• [Challenge]
Write the listing below out again exactly, dropping the images.

• [Raw data]
------------------------
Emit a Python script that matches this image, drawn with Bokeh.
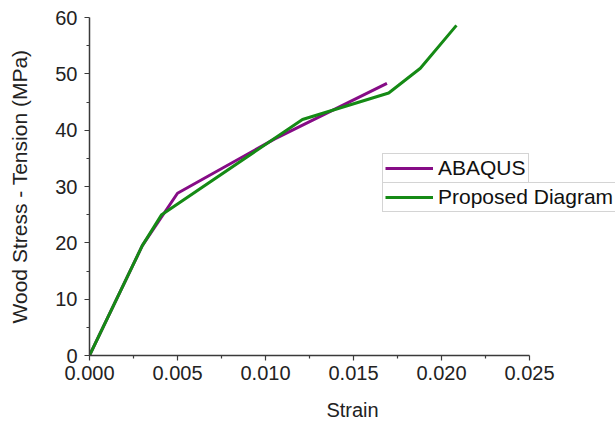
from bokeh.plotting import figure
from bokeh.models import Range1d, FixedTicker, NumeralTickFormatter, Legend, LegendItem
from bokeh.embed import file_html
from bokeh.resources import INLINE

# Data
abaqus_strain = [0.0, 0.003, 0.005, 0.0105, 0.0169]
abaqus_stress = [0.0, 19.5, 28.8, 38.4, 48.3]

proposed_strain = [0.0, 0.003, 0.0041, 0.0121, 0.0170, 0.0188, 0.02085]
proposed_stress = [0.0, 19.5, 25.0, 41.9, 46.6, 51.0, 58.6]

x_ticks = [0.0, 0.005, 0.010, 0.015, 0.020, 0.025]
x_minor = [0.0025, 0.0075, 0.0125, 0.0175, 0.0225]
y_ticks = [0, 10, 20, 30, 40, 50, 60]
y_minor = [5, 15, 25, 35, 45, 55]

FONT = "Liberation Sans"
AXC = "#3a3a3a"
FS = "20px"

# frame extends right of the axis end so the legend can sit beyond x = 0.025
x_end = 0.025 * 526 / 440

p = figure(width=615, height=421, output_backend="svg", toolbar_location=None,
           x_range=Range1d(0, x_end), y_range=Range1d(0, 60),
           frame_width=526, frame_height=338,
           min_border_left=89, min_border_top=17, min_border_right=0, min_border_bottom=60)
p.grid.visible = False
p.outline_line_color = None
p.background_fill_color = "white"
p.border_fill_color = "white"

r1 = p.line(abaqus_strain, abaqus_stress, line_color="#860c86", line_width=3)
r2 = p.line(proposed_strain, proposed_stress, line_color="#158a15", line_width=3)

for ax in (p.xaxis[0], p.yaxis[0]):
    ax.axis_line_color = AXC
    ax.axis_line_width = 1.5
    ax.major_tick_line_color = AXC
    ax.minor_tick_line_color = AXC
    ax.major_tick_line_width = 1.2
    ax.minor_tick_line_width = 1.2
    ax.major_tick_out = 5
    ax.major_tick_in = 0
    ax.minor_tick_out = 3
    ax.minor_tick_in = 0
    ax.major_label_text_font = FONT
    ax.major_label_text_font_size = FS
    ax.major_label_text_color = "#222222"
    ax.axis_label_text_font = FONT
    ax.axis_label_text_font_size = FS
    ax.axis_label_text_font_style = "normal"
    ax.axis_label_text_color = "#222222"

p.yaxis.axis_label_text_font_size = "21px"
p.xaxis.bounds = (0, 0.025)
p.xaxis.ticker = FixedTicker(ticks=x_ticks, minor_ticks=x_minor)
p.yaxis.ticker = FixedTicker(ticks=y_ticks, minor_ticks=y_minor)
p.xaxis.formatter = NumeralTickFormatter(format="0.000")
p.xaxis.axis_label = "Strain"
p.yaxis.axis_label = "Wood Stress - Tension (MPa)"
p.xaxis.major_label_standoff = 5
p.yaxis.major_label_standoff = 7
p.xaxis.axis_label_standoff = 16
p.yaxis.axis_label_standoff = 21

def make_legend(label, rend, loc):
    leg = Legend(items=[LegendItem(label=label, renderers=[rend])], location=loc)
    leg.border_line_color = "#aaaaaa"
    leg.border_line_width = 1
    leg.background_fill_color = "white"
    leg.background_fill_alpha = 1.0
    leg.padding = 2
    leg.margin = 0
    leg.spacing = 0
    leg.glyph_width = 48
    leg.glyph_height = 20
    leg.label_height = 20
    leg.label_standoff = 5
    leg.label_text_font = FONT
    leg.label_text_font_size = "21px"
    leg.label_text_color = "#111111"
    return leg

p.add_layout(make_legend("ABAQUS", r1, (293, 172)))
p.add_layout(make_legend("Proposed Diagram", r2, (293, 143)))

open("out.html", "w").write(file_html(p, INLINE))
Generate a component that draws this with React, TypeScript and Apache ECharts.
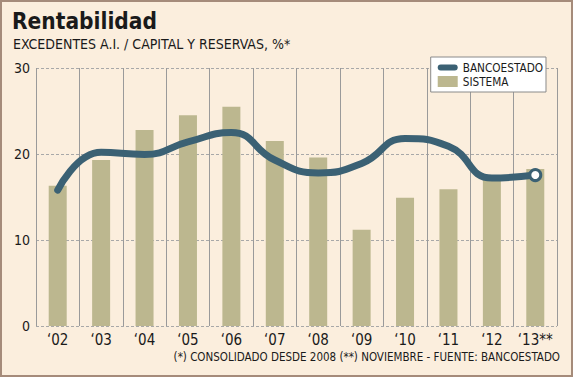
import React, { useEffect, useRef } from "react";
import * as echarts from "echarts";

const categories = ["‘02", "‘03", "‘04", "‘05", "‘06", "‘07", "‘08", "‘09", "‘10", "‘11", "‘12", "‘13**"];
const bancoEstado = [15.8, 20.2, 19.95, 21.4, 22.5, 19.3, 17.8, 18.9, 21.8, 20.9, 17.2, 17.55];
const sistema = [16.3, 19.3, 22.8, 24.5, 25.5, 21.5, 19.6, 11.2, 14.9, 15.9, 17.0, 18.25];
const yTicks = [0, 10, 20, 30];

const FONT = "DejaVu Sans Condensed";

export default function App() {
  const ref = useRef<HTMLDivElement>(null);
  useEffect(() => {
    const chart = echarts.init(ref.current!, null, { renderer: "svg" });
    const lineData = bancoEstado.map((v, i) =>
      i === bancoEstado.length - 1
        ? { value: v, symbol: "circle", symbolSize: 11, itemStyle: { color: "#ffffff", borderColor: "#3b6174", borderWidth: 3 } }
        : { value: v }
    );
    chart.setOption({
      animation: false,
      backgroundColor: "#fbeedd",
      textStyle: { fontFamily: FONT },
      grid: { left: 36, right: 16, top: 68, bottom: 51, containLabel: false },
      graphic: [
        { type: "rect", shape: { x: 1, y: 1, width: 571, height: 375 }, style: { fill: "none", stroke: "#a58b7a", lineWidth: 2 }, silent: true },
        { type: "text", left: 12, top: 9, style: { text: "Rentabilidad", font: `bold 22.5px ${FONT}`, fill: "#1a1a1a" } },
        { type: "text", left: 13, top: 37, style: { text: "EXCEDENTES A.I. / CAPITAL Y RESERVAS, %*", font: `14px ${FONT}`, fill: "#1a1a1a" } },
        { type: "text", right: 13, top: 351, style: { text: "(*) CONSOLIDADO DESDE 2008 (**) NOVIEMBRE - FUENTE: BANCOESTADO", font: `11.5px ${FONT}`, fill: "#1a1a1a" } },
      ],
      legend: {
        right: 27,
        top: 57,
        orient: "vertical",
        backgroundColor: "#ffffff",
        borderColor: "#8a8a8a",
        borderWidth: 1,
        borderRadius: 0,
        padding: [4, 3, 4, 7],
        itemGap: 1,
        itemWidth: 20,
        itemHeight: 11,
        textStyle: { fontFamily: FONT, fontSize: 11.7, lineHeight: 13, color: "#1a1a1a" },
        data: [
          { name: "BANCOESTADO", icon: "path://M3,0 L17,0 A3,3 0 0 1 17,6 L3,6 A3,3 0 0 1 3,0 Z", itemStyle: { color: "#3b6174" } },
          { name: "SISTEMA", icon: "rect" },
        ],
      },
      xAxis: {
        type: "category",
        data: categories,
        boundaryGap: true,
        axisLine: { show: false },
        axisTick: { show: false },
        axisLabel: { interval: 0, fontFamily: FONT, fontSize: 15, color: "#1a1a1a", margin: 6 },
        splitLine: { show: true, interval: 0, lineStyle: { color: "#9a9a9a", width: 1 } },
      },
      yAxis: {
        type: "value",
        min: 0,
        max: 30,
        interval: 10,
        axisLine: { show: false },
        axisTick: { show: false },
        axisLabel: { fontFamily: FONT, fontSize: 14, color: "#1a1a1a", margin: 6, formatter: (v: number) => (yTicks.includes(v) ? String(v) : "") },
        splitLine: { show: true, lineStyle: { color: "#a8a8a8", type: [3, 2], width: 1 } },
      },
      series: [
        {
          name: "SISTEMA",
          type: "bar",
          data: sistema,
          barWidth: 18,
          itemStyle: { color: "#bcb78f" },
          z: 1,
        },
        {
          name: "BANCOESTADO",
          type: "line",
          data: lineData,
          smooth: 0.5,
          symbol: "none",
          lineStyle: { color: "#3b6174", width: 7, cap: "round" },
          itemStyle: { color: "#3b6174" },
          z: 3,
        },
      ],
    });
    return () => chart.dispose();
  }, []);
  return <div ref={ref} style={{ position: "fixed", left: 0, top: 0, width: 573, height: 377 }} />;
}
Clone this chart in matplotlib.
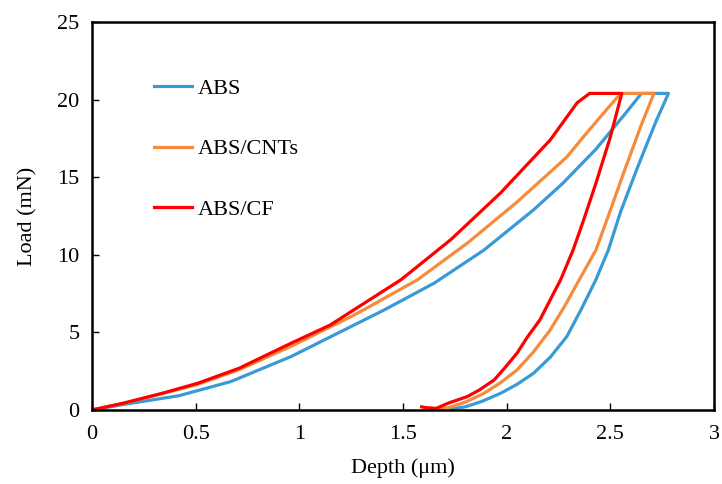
------------------------
• [Solved problem]
Emit a Python script that matches this image, drawn with Bokeh.
from bokeh.plotting import figure
from bokeh.models import Range1d, FixedTicker, NumeralTickFormatter, Legend, LegendItem
from bokeh.embed import file_html
from bokeh.resources import INLINE

# Data
abaqus_strain = [0.0, 0.003, 0.005, 0.0105, 0.0169]
abaqus_stress = [0.0, 19.5, 28.8, 38.4, 48.3]

proposed_strain = [0.0, 0.003, 0.0041, 0.0121, 0.0170, 0.0188, 0.02085]
proposed_stress = [0.0, 19.5, 25.0, 41.9, 46.6, 51.0, 58.6]

x_ticks = [0.0, 0.005, 0.010, 0.015, 0.020, 0.025]
x_minor = [0.0025, 0.0075, 0.0125, 0.0175, 0.0225]
y_ticks = [0, 10, 20, 30, 40, 50, 60]
y_minor = [5, 15, 25, 35, 45, 55]

FONT = "Liberation Sans"
AXC = "#3a3a3a"
FS = "20px"

# frame extends right of the axis end so the legend can sit beyond x = 0.025
x_end = 0.025 * 526 / 440

p = figure(width=615, height=421, output_backend="svg", toolbar_location=None,
           x_range=Range1d(0, x_end), y_range=Range1d(0, 60),
           frame_width=526, frame_height=338,
           min_border_left=89, min_border_top=17, min_border_right=0, min_border_bottom=60)
p.grid.visible = False
p.outline_line_color = None
p.background_fill_color = "white"
p.border_fill_color = "white"

r1 = p.line(abaqus_strain, abaqus_stress, line_color="#860c86", line_width=3)
r2 = p.line(proposed_strain, proposed_stress, line_color="#158a15", line_width=3)

for ax in (p.xaxis[0], p.yaxis[0]):
    ax.axis_line_color = AXC
    ax.axis_line_width = 1.5
    ax.major_tick_line_color = AXC
    ax.minor_tick_line_color = AXC
    ax.major_tick_line_width = 1.2
    ax.minor_tick_line_width = 1.2
    ax.major_tick_out = 5
    ax.major_tick_in = 0
    ax.minor_tick_out = 3
    ax.minor_tick_in = 0
    ax.major_label_text_font = FONT
    ax.major_label_text_font_size = FS
    ax.major_label_text_color = "#222222"
    ax.axis_label_text_font = FONT
    ax.axis_label_text_font_size = FS
    ax.axis_label_text_font_style = "normal"
    ax.axis_label_text_color = "#222222"

p.yaxis.axis_label_text_font_size = "21px"
p.xaxis.bounds = (0, 0.025)
p.xaxis.ticker = FixedTicker(ticks=x_ticks, minor_ticks=x_minor)
p.yaxis.ticker = FixedTicker(ticks=y_ticks, minor_ticks=y_minor)
p.xaxis.formatter = NumeralTickFormatter(format="0.000")
p.xaxis.axis_label = "Strain"
p.yaxis.axis_label = "Wood Stress - Tension (MPa)"
p.xaxis.major_label_standoff = 5
p.yaxis.major_label_standoff = 7
p.xaxis.axis_label_standoff = 16
p.yaxis.axis_label_standoff = 21

def make_legend(label, rend, loc):
    leg = Legend(items=[LegendItem(label=label, renderers=[rend])], location=loc)
    leg.border_line_color = "#aaaaaa"
    leg.border_line_width = 1
    leg.background_fill_color = "white"
    leg.background_fill_alpha = 1.0
    leg.padding = 2
    leg.margin = 0
    leg.spacing = 0
    leg.glyph_width = 48
    leg.glyph_height = 20
    leg.label_height = 20
    leg.label_standoff = 5
    leg.label_text_font = FONT
    leg.label_text_font_size = "21px"
    leg.label_text_color = "#111111"
    return leg

p.add_layout(make_legend("ABAQUS", r1, (293, 172)))
p.add_layout(make_legend("Proposed Diagram", r2, (293, 143)))

open("out.html", "w").write(file_html(p, INLINE))
Generate a component that draws this with React, TypeScript and Apache ECharts.
import React, { useEffect, useRef } from "react";
import * as echarts from "echarts";

const categories = ["‘02", "‘03", "‘04", "‘05", "‘06", "‘07", "‘08", "‘09", "‘10", "‘11", "‘12", "‘13**"];
const bancoEstado = [15.8, 20.2, 19.95, 21.4, 22.5, 19.3, 17.8, 18.9, 21.8, 20.9, 17.2, 17.55];
const sistema = [16.3, 19.3, 22.8, 24.5, 25.5, 21.5, 19.6, 11.2, 14.9, 15.9, 17.0, 18.25];
const yTicks = [0, 10, 20, 30];

const FONT = "DejaVu Sans Condensed";

export default function App() {
  const ref = useRef<HTMLDivElement>(null);
  useEffect(() => {
    const chart = echarts.init(ref.current!, null, { renderer: "svg" });
    const lineData = bancoEstado.map((v, i) =>
      i === bancoEstado.length - 1
        ? { value: v, symbol: "circle", symbolSize: 11, itemStyle: { color: "#ffffff", borderColor: "#3b6174", borderWidth: 3 } }
        : { value: v }
    );
    chart.setOption({
      animation: false,
      backgroundColor: "#fbeedd",
      textStyle: { fontFamily: FONT },
      grid: { left: 36, right: 16, top: 68, bottom: 51, containLabel: false },
      graphic: [
        { type: "rect", shape: { x: 1, y: 1, width: 571, height: 375 }, style: { fill: "none", stroke: "#a58b7a", lineWidth: 2 }, silent: true },
        { type: "text", left: 12, top: 9, style: { text: "Rentabilidad", font: `bold 22.5px ${FONT}`, fill: "#1a1a1a" } },
        { type: "text", left: 13, top: 37, style: { text: "EXCEDENTES A.I. / CAPITAL Y RESERVAS, %*", font: `14px ${FONT}`, fill: "#1a1a1a" } },
        { type: "text", right: 13, top: 351, style: { text: "(*) CONSOLIDADO DESDE 2008 (**) NOVIEMBRE - FUENTE: BANCOESTADO", font: `11.5px ${FONT}`, fill: "#1a1a1a" } },
      ],
      legend: {
        right: 27,
        top: 57,
        orient: "vertical",
        backgroundColor: "#ffffff",
        borderColor: "#8a8a8a",
        borderWidth: 1,
        borderRadius: 0,
        padding: [4, 3, 4, 7],
        itemGap: 1,
        itemWidth: 20,
        itemHeight: 11,
        textStyle: { fontFamily: FONT, fontSize: 11.7, lineHeight: 13, color: "#1a1a1a" },
        data: [
          { name: "BANCOESTADO", icon: "path://M3,0 L17,0 A3,3 0 0 1 17,6 L3,6 A3,3 0 0 1 3,0 Z", itemStyle: { color: "#3b6174" } },
          { name: "SISTEMA", icon: "rect" },
        ],
      },
      xAxis: {
        type: "category",
        data: categories,
        boundaryGap: true,
        axisLine: { show: false },
        axisTick: { show: false },
        axisLabel: { interval: 0, fontFamily: FONT, fontSize: 15, color: "#1a1a1a", margin: 6 },
        splitLine: { show: true, interval: 0, lineStyle: { color: "#9a9a9a", width: 1 } },
      },
      yAxis: {
        type: "value",
        min: 0,
        max: 30,
        interval: 10,
        axisLine: { show: false },
        axisTick: { show: false },
        axisLabel: { fontFamily: FONT, fontSize: 14, color: "#1a1a1a", margin: 6, formatter: (v: number) => (yTicks.includes(v) ? String(v) : "") },
        splitLine: { show: true, lineStyle: { color: "#a8a8a8", type: [3, 2], width: 1 } },
      },
      series: [
        {
          name: "SISTEMA",
          type: "bar",
          data: sistema,
          barWidth: 18,
          itemStyle: { color: "#bcb78f" },
          z: 1,
        },
        {
          name: "BANCOESTADO",
          type: "line",
          data: lineData,
          smooth: 0.5,
          symbol: "none",
          lineStyle: { color: "#3b6174", width: 7, cap: "round" },
          itemStyle: { color: "#3b6174" },
          z: 3,
        },
      ],
    });
    return () => chart.dispose();
  }, []);
  return <div ref={ref} style={{ position: "fixed", left: 0, top: 0, width: 573, height: 377 }} />;
}
Clone this chart in matplotlib.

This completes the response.